Despesas realizadas pela fundação — Foto: Editoria de Arte
Comandada até maio pelo deputado Rodrigo Bacellar (PL), um dos homens fortes de Cláudio Castro, a Secretaria de Governo inundou os cofres do Ceperj com R$ 64,8 milhões até julho, segundo o discriminatório das despesas, na “manutenção de Atividades Administrativas do Ceperj” e no projeto RJ para Todos (com serviços ligados à população em situação de rua e em vulnerabilidade social).

Outros R$ 5 milhões da Cedae foram parar no Ceperj graças a repasses feitos pela Secretaria de Defesa do Consumidor. Criada por Castro para abrigar aliados, a pasta foi comandada até maio pelo deputado licenciado Léo Vieira. Desde então, seu titular é o vereador Rogério Amorim, irmão do deputado estadual Rodrigo Amorim (PTB).

Valores de Cestas Básicas

Rodrigo Amorim diz não ter ingerência nos assuntos do Poder Executivo. Já seu irmão informa não ter conhecimento de tal repasse ter ocorrido em sua gestão. Vem do ex-secretário Léo Vieira a explicação: “Nos meses de março e abril, os colaboradores contratados pelo órgão foram capacitados e promoveram pesquisas de valores de cestas básicas, além de terem feito o levantamento em todo o estado de onde poderiam ser implementadas as Casas do Consumidor”, diz em nota.

À família Amorim é creditado o controle dessas Casas do Consumidor, que vêm a ser um caso à parte nesse rol de gastos. Em comunicados feitos na época do lançamento do projeto, em 31 de março deste ano, o governo prometeu que o programa, uma parceria do Ceperj com o Procon, contaria com 15 pontos fixos e 15 itinerantes, para “ser um canal direto entre consumidores, produtores e prestadores de serviços, com o objetivo de proteger as relações de consumo do cidadão fluminense”.

Questionado, o próprio Ceperj afirma que as casas ainda não estão em funcionamento. “O governo determinou uma auditoria no programa e todos os contratos foram suspensos em abril”, afirma a fundação. Até junho, no entanto, os pagamentos com recursos da Cedae para cobri-lo já alcançavam R$ 4,2 milhões, revela a planilha de execução de despesas.

"Enquanto isso, como secretário, no dia 14 de julho, Rogério Amorim enviou ofício ao presidente do Procon-RJ, Cássio Coelho, solicitando que os servidores da Casa do Consumidor" — naquele momento já suspensa — fossem “lotados” na sede do órgão “no intuito de auxiliar e intermediar fluxos de informações das demais casas dos consumidores e itinerantes com o Procon Estadual”.

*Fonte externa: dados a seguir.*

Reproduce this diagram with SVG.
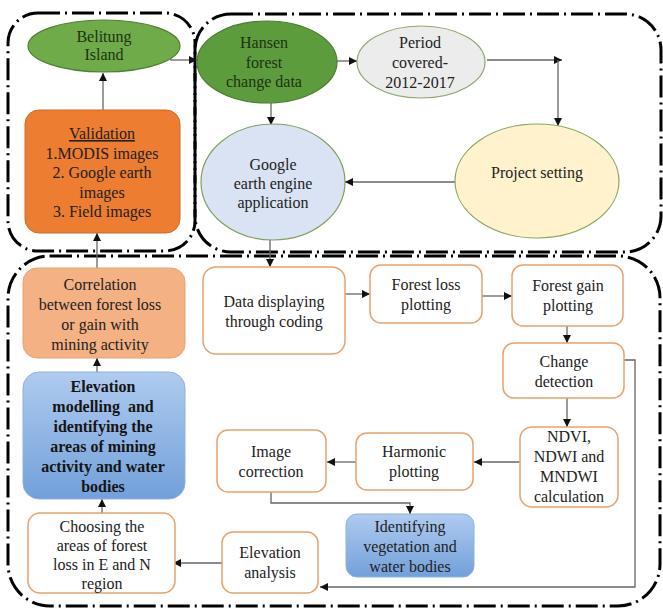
<svg xmlns="http://www.w3.org/2000/svg" width="663" height="609" viewBox="0 0 663 609">
<defs>
<marker id="ah" markerUnits="userSpaceOnUse" markerWidth="9" markerHeight="8" refX="8" refY="4" orient="auto">
<path d="M0,0 L8,4 L0,8 Z" fill="#111"/>
</marker>
<linearGradient id="blue" x1="0" y1="0" x2="0" y2="1">
<stop offset="0" stop-color="#afcbef"/>
<stop offset="1" stop-color="#72a0da"/>
</linearGradient>
<style>
text{font-family:"Liberation Serif","Times New Roman",serif;font-size:16px;fill:#222;text-anchor:middle}
.g text{fill:#1d3312}
.b text{font-weight:bold;fill:#151515}
.frame{fill:none;stroke:#000;stroke-width:3;stroke-dasharray:22 5 2 5}
.box{fill:#fff;stroke:#e9a26a;stroke-width:1.5}
.con{fill:none;stroke:#666;stroke-width:1.3;marker-end:url(#ah)}
</style>
</defs>
<rect width="663" height="609" fill="#fff"/>
<g id="frames">
<rect class="frame" x="8" y="13" width="187" height="238" rx="30"/>
<rect class="frame" x="195" y="14" width="466" height="238" rx="36"/>
<rect class="frame" x="8" y="256" width="652" height="350" rx="42"/>
</g>
<g id="connectors">
<line class="con" x1="103" y1="110" x2="103" y2="73"/>
<line class="con" x1="97" y1="268" x2="97" y2="233"/>
<line class="con" x1="170" y1="60" x2="197" y2="60"/>
<line class="con" x1="337" y1="61" x2="357" y2="61"/>
<line class="con" x1="487" y1="60" x2="562" y2="60"/>
<line class="con" x1="558" y1="60" x2="558" y2="126"/>
<line class="con" x1="271" y1="103" x2="271" y2="125"/>
<line class="con" x1="455" y1="182" x2="345" y2="182"/>
<line class="con" x1="270" y1="240" x2="270" y2="267"/>
<line class="con" x1="345" y1="294" x2="370" y2="294"/>
<line class="con" x1="482" y1="296" x2="512" y2="296"/>
<line class="con" x1="567" y1="326" x2="567" y2="343"/>
<line class="con" x1="567" y1="398" x2="567" y2="427"/>
<line class="con" x1="520" y1="462" x2="474" y2="462"/>
<line class="con" x1="356" y1="462" x2="327" y2="462"/>
<path class="con" d="M271,492 V503 H410 V514"/>
<path class="con" d="M624,360 H635 V587 H320"/>
<line class="con" x1="222" y1="563" x2="173" y2="563"/>
<line class="con" x1="102" y1="513" x2="102" y2="499"/>
<line class="con" x1="97" y1="372" x2="97" y2="358"/>
</g>
<g id="belitung" class="g">
<ellipse cx="104" cy="46" rx="76" ry="26" fill="#6fab48" stroke="#527f35" stroke-width="1.2"/>
<text x="104" y="42">Belitung</text>
<text x="104" y="60">Island</text>
</g>
<g id="validation">
<rect x="25" y="110" width="155" height="123" rx="14" fill="#ed7d31" stroke="#d06a26" stroke-width="1"/>
<text x="102" y="139" text-decoration="underline" fill="#2b1a10">Validation</text>
<text x="102" y="159" fill="#2b1a10">1.MODIS images</text>
<text x="102" y="178" fill="#2b1a10">2. Google earth</text>
<text x="102" y="198" fill="#2b1a10">images</text>
<text x="102" y="217" fill="#2b1a10">3. Field images</text>
</g>
<g id="hansen" class="g">
<ellipse cx="267" cy="62" rx="70" ry="41" fill="#5c9c3c" stroke="#4a7d2f" stroke-width="1.2"/>
<text x="264" y="48">Hansen</text>
<text x="264" y="68">forest</text>
<text x="264" y="87">change data</text>
</g>
<g id="period">
<ellipse cx="421" cy="62" rx="64" ry="36" fill="#ececec" stroke="#8fa870" stroke-width="1.2"/>
<text x="420" y="48">Period</text>
<text x="420" y="68">covered-</text>
<text x="420" y="88">2012-2017</text>
</g>
<g id="google">
<ellipse cx="273" cy="182" rx="72" ry="58" fill="#dae3f3" stroke="#7fa05c" stroke-width="1.2"/>
<text x="273" y="170">Google</text>
<text x="273" y="189">earth engine</text>
<text x="273" y="208">application</text>
</g>
<g id="project">
<ellipse cx="537" cy="181" rx="82" ry="57" fill="#fff2cc" stroke="#8aa860" stroke-width="1.2"/>
<text x="537" y="178">Project setting</text>
</g>
<g id="data-displaying">
<rect class="box" x="203" y="267" width="142" height="87" rx="13"/>
<text x="274" y="307">Data displaying</text>
<text x="274" y="327">through coding</text>
</g>
<g id="forest-loss">
<rect class="box" x="370" y="265" width="112" height="58" rx="11"/>
<text x="426" y="290">Forest loss</text>
<text x="426" y="310">plotting</text>
</g>
<g id="forest-gain">
<rect class="box" x="512" y="265" width="111" height="61" rx="11"/>
<text x="568" y="291">Forest gain</text>
<text x="568" y="311">plotting</text>
</g>
<g id="change-detection">
<rect class="box" x="503" y="343" width="121" height="55" rx="11"/>
<text x="564" y="367">Change</text>
<text x="564" y="387">detection</text>
</g>
<g id="ndvi">
<rect class="box" x="520" y="427" width="98" height="80" rx="12"/>
<text x="569" y="442">NDVI,</text>
<text x="569" y="462">NDWI and</text>
<text x="569" y="482">MNDWI</text>
<text x="569" y="502">calculation</text>
</g>
<g id="harmonic">
<rect class="box" x="356" y="433" width="117" height="57" rx="11"/>
<text x="414" y="457">Harmonic</text>
<text x="414" y="477">plotting</text>
</g>
<g id="image-correction">
<rect class="box" x="217" y="430" width="109" height="62" rx="11"/>
<text x="271" y="457">Image</text>
<text x="271" y="477">correction</text>
</g>
<g id="identifying">
<rect x="346" y="514" width="128" height="63" rx="11" fill="url(#blue)" stroke="#8fb2df" stroke-width="1"/>
<text x="410" y="532">Identifying</text>
<text x="410" y="552">vegetation and</text>
<text x="410" y="572">water bodies</text>
</g>
<g id="elevation-analysis">
<rect class="box" x="222" y="532" width="96" height="61" rx="11"/>
<text x="270" y="558">Elevation</text>
<text x="270" y="578">analysis</text>
</g>
<g id="choosing">
<rect class="box" x="28" y="513" width="147" height="80" rx="12"/>
<text x="102" y="532">Choosing the</text>
<text x="102" y="551">areas of forest</text>
<text x="102" y="570">loss in E and N</text>
<text x="102" y="589">region</text>
</g>
<g id="elevation-modelling" class="b">
<rect x="23" y="372" width="162" height="127" rx="16" fill="url(#blue)" stroke="#8fb2df" stroke-width="1"/>
<text x="103" y="392">Elevation</text>
<text x="103" y="412" xml:space="preserve">modelling  and</text>
<text x="103" y="432">identifying the</text>
<text x="103" y="452">areas of mining</text>
<text x="103" y="472">activity and water</text>
<text x="103" y="492">bodies</text>
</g>
<g id="correlation">
<rect x="23" y="268" width="162" height="90" rx="14" fill="#f4b183" stroke="#eaa170" stroke-width="1"/>
<text x="100" y="290">Correlation</text>
<text x="100" y="310">between forest loss</text>
<text x="100" y="330">or gain with</text>
<text x="100" y="350">mining activity</text>
</g>
</svg>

A equipe do GLOBO foi, então, à sede do Procon no Rio, na Avenida Rio Branco, no centro da cidade, em busca desses funcionários e de detalhes desse trabalho. Mas, por volta das 15h40 de ontem, nenhum servidor do órgão tinha informações sobre a iniciativa. Na recepção, um funcionário chegou a orientar que a reportagem procurasse na internet o que precisava.

O Ceperj, porém, diz que a Casa do Consumidor tem 250 servidores, e que a quantidade foi reduzida — eram 650 antes. “Todos receberam capacitação para que o programa possa ser implantado em formato mais dinâmico”, afirma a fundação, ao dizer que a previsão, agora, é que sejam 30 núcleos itinerantes do programa.

Já sobre o fato de Educação e Saúde não serem o destino de verbas da Cedae, o governo afirma que essas pastas, em maior parte, recebem “recursos oriundos de tributações, para que os índices constitucionais das duas funções sejam cumpridos, como determina a lei”. “A verba da fonte 145 é aplicada pelo governo em projetos de investimentos, sejam eles de infraestrutura, sociais, entre outros”, afirma a nota.

Para o coordenador do Centro de Políticas Públicas do Insper, André Luiz Marques, contudo, o aporte de verbas do leilão da Cedae em projetos pagos por meio do Ceperj indica o uso eleitoreiro dos recursos e a pouca preocupação com as finanças do estado:

"É de espantar a recorrência de erros como este: receitas extraordinárias, como as do leilão da Cedae, seguem sendo empregadas em gastos ordinários no Rio. A forma de pagamento de pessoal alocado nesses projetos, na boca do caixa, só piora essa relação entre a gestão dos recursos e a transparência governamental, e deixa dúvidas quanto à legalidade. O Rio já sofreu para se adequar ao Regime de Recuperação Fiscal e perde a oportunidade de usar esta verba em obras estruturantes".

A reportagem também procurou Rodrigo Bacellar, mas não obteve resposta.